As you undoubtedly know by this time actor and director Rob Reiner and his wife have died, apparently stabbed to death by their own son. At Variety Chris Morris laments:
Rob Reiner, who segued from starring in “All in the Family” to directing movies including “This Is Spinal Tap,” “A Few Good Men” and “When Harry Met Sally…” was found stabbed to death Sunday afternoon in his Brentwood home alongside his wife Michele Singer. He was 78.
The LAPD said in a statement that “Nick Reiner, the 32-year-old son of Robert and Michele Reiner, was responsible for their deaths.” Nick Reiner is being held at Twin Towers Correctional Facility in Los Angeles after being booked for murder.

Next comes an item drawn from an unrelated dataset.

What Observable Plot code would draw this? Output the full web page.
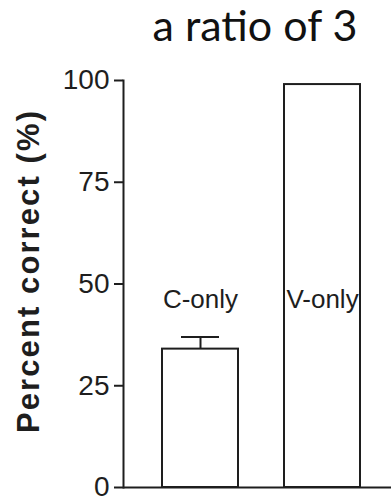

“It is with profound sorrow that we announce the tragic passing of Michele and Rob Reiner. We are heartbroken by this sudden loss, and we ask for privacy during this unbelievably difficult time,” his family said in a statement.
Reiner’s most recent film was “Spinal Tap II: The End Continues,” the sequel to the 1984 classic “This Is Spinal Tap.”
The son of the noted writer, director and comedian Carl Reiner, he first attracted attention as Michael “Meathead” Stivic, hippie son-in-law of Carroll O’Connor’s bigoted, blustering blue-collar worker Archie Bunker, during nine seasons of CBS’s topical sitcom. He collected Emmys as best supporting actor in a comedy in 1974 and 1978.
With credits as a writer on “The Smothers Brothers Comedy Hour,” “Happy Days” and “All in the Family” and a pair of TV movies under his belt, Reiner moved into big screen work as a director, writer and co-star in 1984’s “This is Spinal Tap,” the cherished, improvisational mockumentary about a thick-headed heavy metal band.
That project was succeeded during the next decade by a run of box office hits and popular favorites, which demonstrated his uncommon assurance working in a variety of genres. These included “Stand By Me” (1986), a coming-of-age drama with a youthful cast, adapted from a Stephen King short story; the fantasy “The Princess Bride” (1987); the new-look romantic comedy “When Harry Met Sally…” (1989); another King adaptation, the thriller “Misery” (1990); and the Tom Cruise-Jack Nicholson court martial drama “A Few Good Men” (1992).
That run of films is remarkable not simply for its commercial success but for its range. Few directors have demonstrated comparable confidence moving between genres without leaving a signature of strain or self-consciousness behind. Reiner did not impose a stylistic “brand” on his films so much as an assurance of craftsmanship: a feel for structure, pacing, and performance that allowed very different kinds of stories to work on their own terms.
What is especially striking in retrospect is that several of these films have aged better than many more formally ambitious works of the same period. The Princess Bride and When Harry Met Sally… in particular have become cultural touchstones, quoted and revisited across generations, while Stand by Me and Misery remain effective because they take their material seriously rather than ironically. A Few Good Men now feels almost like a period piece—not because of its themes, but because of its confidence that institutions, however flawed, are still capable of producing moral drama.
I’ve read a number of encomiums of him but none made this particular point which I consider vital. Like Jackson Browne in popular music, Rob Reiner’s films portrayed the peculiar voice of his generation, the Baby Boomers, with uncanny accuracy. Ironic without being negative or, worse, nihilistic. Idealistic without being fatuous. In his films the hero always wins but the victory is frequently diluted with sorrow.
Consider, for example, the famous courtroom scene in A Few Good Men. Tom Cruise and Jack Nicholson are stand-ins for their respective generations: Cruise, a Baby Boomer, coddled, opinionated, cocky, and right; Nicholson, of the Silent Generation, bitter, equally opinionated, and right in his own way but also tragically wrong.
We shall not see his like again. Just images flickering on a screen but images that will not be forgotten.